President Tsai Ing-wen leaving on a tour of Pacific allies last year. (By Central News Agency)

TAIPEI (Taiwan News) – As Taiwan’s number of official diplomatic allies keeps dwindling under pressure from China, the island is seeking closer security ties to countries like India, Japan, Australia and Singapore, the Reuters news agency reported Friday.

Since President Tsai Ing-wen (蔡英文) took office in May 2016, a total of five diplomatic allies switched ties to Beijing, leaving Taiwan with only 17 allies, mostly small or impoverished nations in the South Pacific, Latin America and the Caribbean. Its only ally in Europe is the Vatican, and in Africa the kingdom of eSwatini, formerly known as Swaziland.

As a response, Taiwan has been cultivating discreet security links with larger countries also worried by China’s military advances, Reuters reported.

The island democracy has been sharing information about the Chinese armed forces with India and attracting Japanese experts to help with its domestic submarine development program, according to Reuters.

The new links come on top of intensifying relations with the United States, traditionally Taiwan’s biggest international backer. Reuters said U.S. estimates have an average of 100 officials, including military staff, visiting Taiwan each week.

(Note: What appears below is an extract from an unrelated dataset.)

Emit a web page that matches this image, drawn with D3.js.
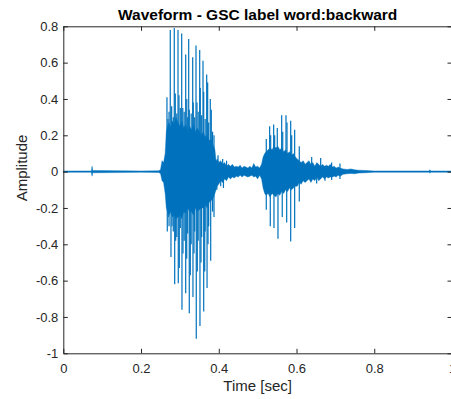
<!DOCTYPE html>
<html><head><meta charset="utf-8">
<script src="https://cdn.jsdelivr.net/npm/d3@7"></script>
<style>html,body{margin:0;padding:0;background:#fff;overflow:hidden}svg{display:block}</style>
</head><body>
<script>
// ---- data ----
const xTicks = [0, 0.2, 0.4, 0.6, 0.8, 1];
const xTickLabels = ["0", "0.2", "0.4", "0.6", "0.8", "1"];
const yTicks = [-1, -0.8, -0.6, -0.4, -0.2, 0, 0.2, 0.4, 0.6, 0.8];
const yTickLabels = ["-1", "-0.8", "-0.6", "-0.4", "-0.2", "0", "0.2", "0.4", "0.6", "0.8"];

// dense band (envelope) of the waveform: time [s], upper, lower
const envT  = [0,0.072,0.074,0.076,0.09,0.2,0.245,0.250,0.254,0.258,0.262,0.265,0.268,0.272,0.276,0.280,0.285,0.290,0.295,0.300,0.305,0.310,0.315,0.320,0.325,0.330,0.335,0.340,0.345,0.350,0.355,0.360,0.365,0.370,0.375,0.380,0.385,0.390,0.393,0.396,0.400,0.405,0.410,0.415,0.420,0.425,0.430,0.435,0.440,0.445,0.450,0.455,0.460,0.465,0.470,0.475,0.480,0.485,0.490,0.495,0.500,0.505,0.510,0.514,0.518,0.522,0.527,0.532,0.537,0.542,0.547,0.552,0.557,0.562,0.567,0.572,0.577,0.582,0.587,0.592,0.597,0.602,0.607,0.612,0.617,0.622,0.627,0.632,0.637,0.642,0.647,0.652,0.657,0.662,0.667,0.672,0.677,0.682,0.687,0.692,0.697,0.702,0.707,0.712,0.720,0.730,0.740,0.750,0.760,0.780,0.800,0.940,0.943,0.946,1.0];
const envHi = [0.004,0.004,0.03,0.006,0.006,0.004,0.005,0.01,0.06,0.05,0.10,0.22,0.25,0.27,0.24,0.28,0.26,0.30,0.27,0.25,0.28,0.24,0.26,0.22,0.25,0.23,0.26,0.22,0.24,0.22,0.20,0.22,0.19,0.20,0.17,0.18,0.15,0.12,0.06,0.07,0.05,0.06,0.04,0.05,0.03,0.04,0.03,0.04,0.025,0.03,0.025,0.035,0.02,0.03,0.025,0.02,0.03,0.02,0.045,0.025,0.03,0.02,0.04,0.08,0.10,0.11,0.12,0.13,0.12,0.14,0.13,0.14,0.12,0.13,0.11,0.12,0.10,0.11,0.09,0.10,0.08,0.07,0.06,0.05,0.06,0.04,0.05,0.06,0.04,0.05,0.03,0.05,0.04,0.03,0.04,0.03,0.035,0.03,0.04,0.025,0.03,0.02,0.025,0.02,0.015,0.012,0.015,0.01,0.008,0.006,0.004,0.004,0.01,0.004,0.004];
const envLo = [-0.004,-0.004,-0.025,-0.006,-0.006,-0.004,-0.005,-0.01,-0.05,-0.06,-0.12,-0.20,-0.22,-0.24,-0.22,-0.25,-0.24,-0.26,-0.25,-0.24,-0.26,-0.22,-0.23,-0.20,-0.22,-0.22,-0.24,-0.20,-0.22,-0.21,-0.20,-0.20,-0.18,-0.20,-0.17,-0.16,-0.15,-0.12,-0.10,-0.08,-0.07,-0.05,-0.06,-0.04,-0.05,-0.03,-0.04,-0.03,-0.035,-0.025,-0.03,-0.02,-0.03,-0.02,-0.025,-0.03,-0.025,-0.02,-0.03,-0.025,-0.04,-0.02,-0.04,-0.09,-0.12,-0.13,-0.12,-0.14,-0.12,-0.13,-0.14,-0.12,-0.13,-0.11,-0.12,-0.10,-0.11,-0.09,-0.10,-0.09,-0.08,-0.08,-0.06,-0.07,-0.05,-0.06,-0.05,-0.04,-0.06,-0.04,-0.05,-0.03,-0.05,-0.04,-0.03,-0.04,-0.03,-0.035,-0.03,-0.03,-0.025,-0.03,-0.02,-0.025,-0.015,-0.012,-0.01,-0.012,-0.008,-0.006,-0.004,-0.004,-0.008,-0.004,-0.004];

// individual positive peaks: time [s], amplitude
const peakT = [0.2667,0.2693,0.2720,0.2752,0.2788,0.2830,0.2855,0.2881,0.2920,0.2951,0.2976,0.3010,0.3046,0.3074,0.3110,0.3149,0.3177,0.3200,0.3226,0.3241,0.3290,0.3329,0.3344,0.3380,0.3414,0.3439,0.3470,0.3509,0.3524,0.3560,0.3594,0.3612,0.3650,0.3689,0.3714,0.3740,0.3781,0.3807,0.3840,0.3877,0.398,0.410,0.420,0.5222,0.5309,0.5335,0.5412,0.5438,0.5505,0.5618,0.5645,0.5729,0.5755,0.5850,0.5876,0.5952,0.6071,0.6184,0.6390,0.6621,0.6904,0.7118];
const peakV = [0.41,0.29,0.33,0.78,0.36,0.30,0.79,0.43,0.32,0.78,0.42,0.35,0.76,0.35,0.33,0.645,0.40,0.30,0.73,0.34,0.32,0.63,0.38,0.30,0.695,0.38,0.33,0.67,0.46,0.31,0.61,0.44,0.29,0.535,0.49,0.27,0.40,0.34,0.22,0.20,0.09,0.07,0.06,0.18,0.25,0.20,0.26,0.20,0.24,0.31,0.22,0.31,0.27,0.28,0.20,0.23,0.14,0.05,0.08,0.075,0.05,0.045];

// individual negative troughs: time [s], amplitude
const troughT = [0.2675,0.2701,0.2720,0.2770,0.2796,0.2830,0.2866,0.2891,0.2920,0.2958,0.2984,0.3010,0.3053,0.3079,0.3110,0.3149,0.3175,0.3200,0.3241,0.3267,0.3290,0.3336,0.3362,0.3380,0.3421,0.3447,0.3470,0.3516,0.3542,0.3560,0.3612,0.3638,0.3650,0.3698,0.3723,0.3740,0.3792,0.3840,0.3877,0.395,0.405,0.412,0.5222,0.5325,0.5420,0.5523,0.5633,0.5747,0.5850,0.5952,0.6071,0.6210,0.6518,0.6732,0.6904,0.7118];
const troughV = [-0.33,-0.25,-0.30,-0.47,-0.30,-0.33,-0.62,-0.38,-0.36,-0.615,-0.53,-0.31,-0.76,-0.45,-0.38,-0.67,-0.48,-0.34,-0.78,-0.57,-0.40,-0.69,-0.45,-0.33,-0.92,-0.55,-0.38,-0.85,-0.50,-0.36,-0.77,-0.55,-0.33,-0.64,-0.40,-0.30,-0.49,-0.22,-0.25,-0.10,-0.08,-0.09,-0.21,-0.30,-0.31,-0.37,-0.25,-0.28,-0.385,-0.31,-0.165,-0.055,-0.065,-0.05,-0.046,-0.04];

// ---- drawing ----
const W = 451, H = 399;
const ink = "#262626", blue = "#0072BD";
const font = "'Liberation Sans', Arial, Helvetica, sans-serif";
const x = d3.scaleLinear().domain([0, 1]).range([63.3, 452]);
const y = d3.scaleLinear().domain([-1, 0.8]).range([353.3, 26.3]);

const svg = d3.select("body").append("svg").attr("width", W).attr("height", H)
  .style("font-family", font);

const plot = svg.append("g");
const env = envT.map((t, i) => ({t, hi: envHi[i], lo: envLo[i]}));
plot.append("path").datum(env)
  .attr("fill", blue).attr("stroke", blue).attr("stroke-width", 0.4)
  .attr("d", d3.area().x(d => x(d.t)).y0(d => y(d.lo)).y1(d => y(d.hi)));

const peaks = peakT.map((t, i) => ({t, v: peakV[i]}));
const troughs = troughT.map((t, i) => ({t, v: troughV[i]}));
plot.selectAll("line.pk").data(peaks.concat(troughs)).join("line")
  .attr("x1", d => x(d.t)).attr("x2", d => x(d.t))
  .attr("y1", y(0)).attr("y2", d => y(d.v))
  .attr("stroke", blue).attr("stroke-width", 1.2);

// axes (inward ticks, box)
function styleAxis(g) {
  g.selectAll("path.domain").attr("stroke", ink).attr("stroke-width", 1);
  g.selectAll(".tick line").attr("stroke", ink).attr("stroke-width", 1);
  g.selectAll(".tick text").attr("fill", ink).style("font-size", "13px").style("font-family", font);
}
const fx = d => xTickLabels[xTicks.indexOf(d)];
const fy = d => yTickLabels[yTicks.indexOf(d)];

svg.append("g").attr("transform", `translate(0,${y(-1)})`)
  .call(d3.axisBottom(x).tickValues(xTicks).tickFormat(fx).tickSizeInner(-4.5).tickSizeOuter(0).tickPadding(10))
  .call(styleAxis);
svg.append("g").attr("transform", `translate(0,${y(0.8)})`)
  .call(d3.axisTop(x).tickValues(xTicks).tickFormat("").tickSizeInner(-4.5).tickSizeOuter(0))
  .call(styleAxis);
svg.append("g").attr("transform", `translate(${x(0)},0)`)
  .call(d3.axisLeft(y).tickValues(yTicks).tickFormat(fy).tickSizeInner(-4.5).tickSizeOuter(0).tickPadding(5))
  .call(styleAxis);
svg.append("g").attr("transform", `translate(${x(1)},0)`)
  .call(d3.axisRight(y).tickValues(yTicks).tickFormat("").tickSizeInner(-4.5).tickSizeOuter(0))
  .call(styleAxis);
svg.selectAll(".tick text").attr("font-family", null);

// texts
svg.append("text").attr("x", (x(0) + x(1)) / 2).attr("y", 19.5)
  .attr("text-anchor", "middle").attr("fill", "#000").style("font-weight", "bold")
  .style("font-size", "15.5px").text("Waveform - GSC label word:backward");
svg.append("text").attr("x", (x(0) + x(1)) / 2).attr("y", 390.5)
  .attr("text-anchor", "middle").attr("fill", ink)
  .style("font-size", "15px").text("Time [sec]");
svg.append("text").attr("transform", `translate(27,${y(0.02)}) rotate(-90)`)
  .attr("text-anchor", "middle").attr("fill", ink)
  .style("font-size", "15px").text("Amplitude");
</script>
</body></html>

Contacts with India, which has already been targeted in a wide variety of fields under President Tsai’s “New Southbound Policy,” are also becoming closer in the security field.

“Unofficial military attaches have been placed within Taiwan’s new de-facto embassy, the Taipei Economic Cultural Centre, while senior Indian military officers regularly visit Taipei on ordinary rather than official passports,” Reuters reported.

The officers reportedly apply for “study leave” to visit Taiwan and obtain information about Chinese military affairs, in particular intelligence which is the result of the Taiwanese “watching the Chinese,” according to Reuters.

Australia was interested in Chinese navy maneuvers in the South China Sea and the Pacific, but the cooperation with Taiwan was unlikely to culminate in arms deals, the news agency said.

The Reuters report pointed at the Prospect Foundation, a think tank partly funded by the Ministry of Foreign Affairs and close to the National Security Council, as playing an important part in developing low-key relations with overseas security and military experts and officials.